Amazing photo tool
A little different blog here, just reporting on something that blew me away this week…
I saw an amazing panorama of the Sydney Skyline on wired.com. Check out the original article here: Permalink
After being amazed at the photo, I checked out Autopano Pro .
It was, amazingly, available as a beta for the Mac, I was sure it was going to be another Windows only tool (it’s available for Windows as well, and Linux too!). The site claimed you just told it what directory to look at, and it would go find the panoramas itself, no placing them in order. And, it would adjust the exposure so things looked uniform. Big claims. Over the last couple years I’ve used a lot of tools to try to put panoramas together. Some did a reasonable job, all required some to a lot of manual adjustment, and even with all that, getting the colors uniform was so much effort, I just generally gave up.
I knew there were big dollar panorma packages for professional photographers, but hey, I’m a cheap hobbiest, and I initially wanted to put panoramas together so I wouldn’t have to buy a wide-angle lens (not that I could with my older digital snapshot camera anyway).
So, I downloaded it, figured I could try it, and toss it.
Well, I hardly ever gush about software. Some is good to great, I use iView Media Pro to organize my photos, for instance. It’s very, very nice. Klunky in several areas, at least the way I use it, but good, solid utilitarian software that does it’s job. Over time, new entrants like Adobe Lightroom show much promise, but aren’t 10x or more of an improvment. But, I’ve been doing computer software for several decades now, and I appreciate solid tools, but they don’t floor me unless they effectively do magic, and do something I need in exactly the way I need it, where others have fallen short for so long, I’ve come to expect only so much.
Autopano Pro floored me.
I pointed it at a couple directories. Literally in less than a minute, it went through hundreds of photos, figured out which were associated panoramas, and assembled them automatically. Some were horizontal, some were vertical, some were both, a mosaic. They were small panoramas, 4-10 shots at most. One of the mosaic pictures I’d spent several hours working on, when I first took it, trying to get the exposure and color to kind of match. I got it OK, but it had noticable “stripes” in several areas where I just couldn’t quite get the colors consistent.

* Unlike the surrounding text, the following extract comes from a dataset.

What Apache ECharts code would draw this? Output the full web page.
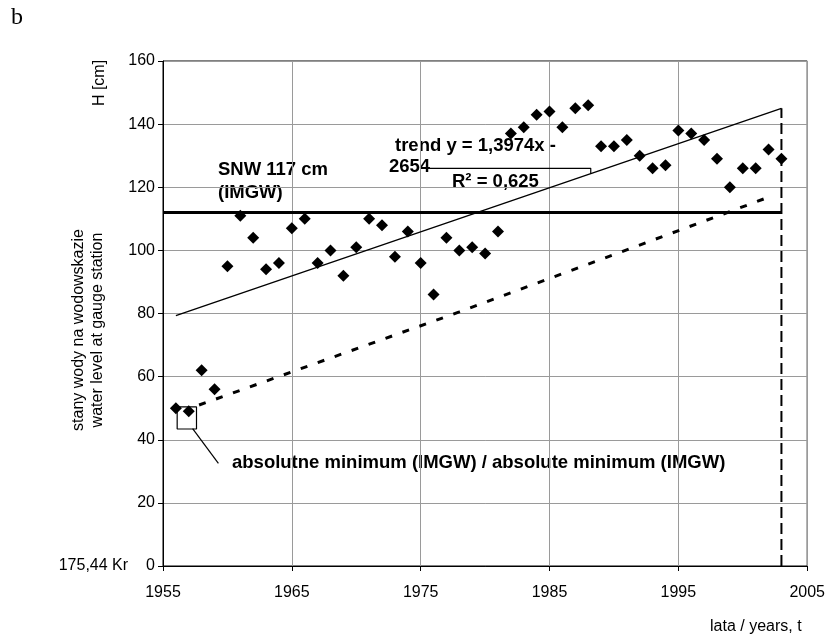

Autopano Pro did a far, far superior job. Selecting an optimal perspective, doing an amazing job of actually picking the photos out and matching them up, and then balancing the colors way better than I had done. And, it did it in literally a couple minutes, for 30+ panos, or seconds per panorama.
Now, it’s not perfect, so don’t expect that it’ll take moderate source material and create flawless results. If pictures are perspectively misaligned, or out of focus, it’ll do it’s best. You may still have to do some manual tweeks to get the best results, and some pictures are simply not gonna match up perfectly. But, in terms of speed, and accuracy of results, this tops anything I was able to do, even given spending an hour or more on each photo.
So, unless I missed something since I last looked, Autopano Pro is a tool in a different category entirely than programs like panorama maker, or using Photoshop to assemble a panorama. The result one is looking for is the same, but the path there is the difference between sailing between continents, and flying.
It’s still in Beta for the Mac, and they’re charging 99 Euros for it. I’m still amazed at how well this works. I’ll be recommending it to anyone I talk to about digital photography now.